Sunday, June 7, 2009

You'll NEVER Guess What I Just Saw

Ten minutes ago I was on the final stretch of my Sunday evening walk/run. I was feeling good, proud of myself for jogging almost the entire way back to the house from Rt. 113, when what do I see out of my peripheral vision?

Thank God (s)he bounded in the direction opposite of the one in which I was heading. I was so in the zone, rocking out to a little Prince and focusing on the house as my end point, that I didn't even pee my pants when I saw him jump. Not even so much as a scream, just a little "Holy $%!*" under my (labored) breath!

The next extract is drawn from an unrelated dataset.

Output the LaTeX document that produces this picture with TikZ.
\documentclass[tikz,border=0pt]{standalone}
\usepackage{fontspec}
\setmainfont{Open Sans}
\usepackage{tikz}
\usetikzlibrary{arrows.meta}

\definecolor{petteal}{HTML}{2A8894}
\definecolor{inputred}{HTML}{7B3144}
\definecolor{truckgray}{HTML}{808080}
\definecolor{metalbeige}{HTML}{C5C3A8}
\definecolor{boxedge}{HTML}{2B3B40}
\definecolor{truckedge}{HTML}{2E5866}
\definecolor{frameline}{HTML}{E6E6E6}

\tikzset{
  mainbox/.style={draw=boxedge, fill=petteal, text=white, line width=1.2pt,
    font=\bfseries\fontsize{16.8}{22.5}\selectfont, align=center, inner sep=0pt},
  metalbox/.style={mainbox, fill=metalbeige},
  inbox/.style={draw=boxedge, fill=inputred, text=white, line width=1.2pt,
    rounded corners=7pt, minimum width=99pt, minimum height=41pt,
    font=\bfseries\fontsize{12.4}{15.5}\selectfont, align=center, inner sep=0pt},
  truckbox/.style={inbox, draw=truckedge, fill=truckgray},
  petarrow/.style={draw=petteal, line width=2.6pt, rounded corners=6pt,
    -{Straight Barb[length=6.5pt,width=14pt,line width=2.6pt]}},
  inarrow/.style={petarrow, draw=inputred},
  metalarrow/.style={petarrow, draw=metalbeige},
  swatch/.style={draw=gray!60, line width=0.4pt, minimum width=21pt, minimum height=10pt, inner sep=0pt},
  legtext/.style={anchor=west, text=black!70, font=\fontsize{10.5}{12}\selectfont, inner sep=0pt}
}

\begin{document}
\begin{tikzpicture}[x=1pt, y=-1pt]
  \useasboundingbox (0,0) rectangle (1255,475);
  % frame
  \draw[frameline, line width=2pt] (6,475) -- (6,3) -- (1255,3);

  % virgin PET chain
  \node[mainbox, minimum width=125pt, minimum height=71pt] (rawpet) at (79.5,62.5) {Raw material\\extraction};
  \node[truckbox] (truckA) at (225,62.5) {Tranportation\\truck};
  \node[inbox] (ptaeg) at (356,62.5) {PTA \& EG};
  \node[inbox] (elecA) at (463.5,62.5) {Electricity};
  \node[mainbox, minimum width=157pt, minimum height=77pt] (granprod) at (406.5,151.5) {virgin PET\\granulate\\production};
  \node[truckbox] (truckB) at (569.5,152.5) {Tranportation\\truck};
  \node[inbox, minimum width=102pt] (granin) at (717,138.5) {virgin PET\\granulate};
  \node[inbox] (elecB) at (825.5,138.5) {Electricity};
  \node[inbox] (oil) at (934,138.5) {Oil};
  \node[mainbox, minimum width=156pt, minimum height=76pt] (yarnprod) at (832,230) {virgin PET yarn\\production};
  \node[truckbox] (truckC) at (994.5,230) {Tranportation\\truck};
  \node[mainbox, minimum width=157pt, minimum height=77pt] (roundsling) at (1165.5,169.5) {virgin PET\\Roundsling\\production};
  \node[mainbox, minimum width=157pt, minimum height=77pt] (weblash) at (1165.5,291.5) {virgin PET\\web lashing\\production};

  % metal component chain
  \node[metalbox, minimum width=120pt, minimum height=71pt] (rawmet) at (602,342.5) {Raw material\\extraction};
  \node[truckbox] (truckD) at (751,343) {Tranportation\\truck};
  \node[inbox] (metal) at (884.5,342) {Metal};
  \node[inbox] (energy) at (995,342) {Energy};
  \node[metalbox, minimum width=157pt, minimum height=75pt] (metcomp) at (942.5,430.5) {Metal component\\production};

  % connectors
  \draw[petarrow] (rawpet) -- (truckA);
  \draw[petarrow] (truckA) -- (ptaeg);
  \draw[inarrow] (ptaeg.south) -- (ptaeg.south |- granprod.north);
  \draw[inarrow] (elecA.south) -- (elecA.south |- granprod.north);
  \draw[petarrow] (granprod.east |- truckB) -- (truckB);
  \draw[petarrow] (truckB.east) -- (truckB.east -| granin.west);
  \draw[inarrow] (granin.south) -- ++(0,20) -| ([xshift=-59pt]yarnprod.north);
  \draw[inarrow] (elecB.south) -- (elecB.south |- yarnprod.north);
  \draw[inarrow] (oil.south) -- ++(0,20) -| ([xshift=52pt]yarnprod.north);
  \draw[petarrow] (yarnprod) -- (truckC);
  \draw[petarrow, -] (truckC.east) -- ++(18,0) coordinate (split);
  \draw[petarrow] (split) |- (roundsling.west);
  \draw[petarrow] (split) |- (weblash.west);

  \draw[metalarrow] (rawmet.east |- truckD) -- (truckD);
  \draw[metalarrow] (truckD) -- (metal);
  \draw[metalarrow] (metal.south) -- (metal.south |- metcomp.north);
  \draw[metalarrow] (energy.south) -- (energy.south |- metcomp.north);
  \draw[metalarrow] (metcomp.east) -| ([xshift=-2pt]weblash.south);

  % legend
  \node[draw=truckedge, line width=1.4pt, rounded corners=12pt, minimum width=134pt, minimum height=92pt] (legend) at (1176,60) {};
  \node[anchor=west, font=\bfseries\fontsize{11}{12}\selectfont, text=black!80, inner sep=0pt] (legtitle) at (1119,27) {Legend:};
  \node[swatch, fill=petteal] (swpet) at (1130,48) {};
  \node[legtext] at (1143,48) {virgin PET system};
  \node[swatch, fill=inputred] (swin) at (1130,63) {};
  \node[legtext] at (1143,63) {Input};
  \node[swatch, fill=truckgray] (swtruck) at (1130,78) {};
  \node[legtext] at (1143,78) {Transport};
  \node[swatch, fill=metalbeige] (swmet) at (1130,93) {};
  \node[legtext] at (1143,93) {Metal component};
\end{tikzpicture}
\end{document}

I like to think that (s)he was intimated by my mad fitness skills and decided to haul tail out of my way. Rationally, it was probably my a cappella rendition of "Raspberry Beret" that spooked him from his hiding place. There's nothing more frightening than a Caucasian singing Prince without the aide of his music to drown out the off key vocals. Trust me on this one.


Munchkin said...

i like it when you're on summer break, you post lots about ridiculous things

Anonymous said...

If the deer had a blog, what would the pictures look like on it? And the content?

tlk said...

I think it's time to make this deer your pet. The General could put up a fence and you could feed it and have the hundreds of cousins and second cousins come by to pet it. You do want your kids to be the coolest kids on the block don't you?

The Mrs. said...

Munchkin, my life is full of ridiculous moments. During the summer I just have more time to post about them. Aren't you (un?)lucky!

Anonymous, the the deer's latest post would have had a picture of me red faced, gasping for air, with a look of complete fear and surprise on my face. Not a pretty image. Thank goodness deer don't regularly carry cameras with them.

No, tlk. I'm purposely avoiding giving this deer a name because it seems that any animal that I do that for sticks around indefinitely. You know, unless The General traps and shoots them.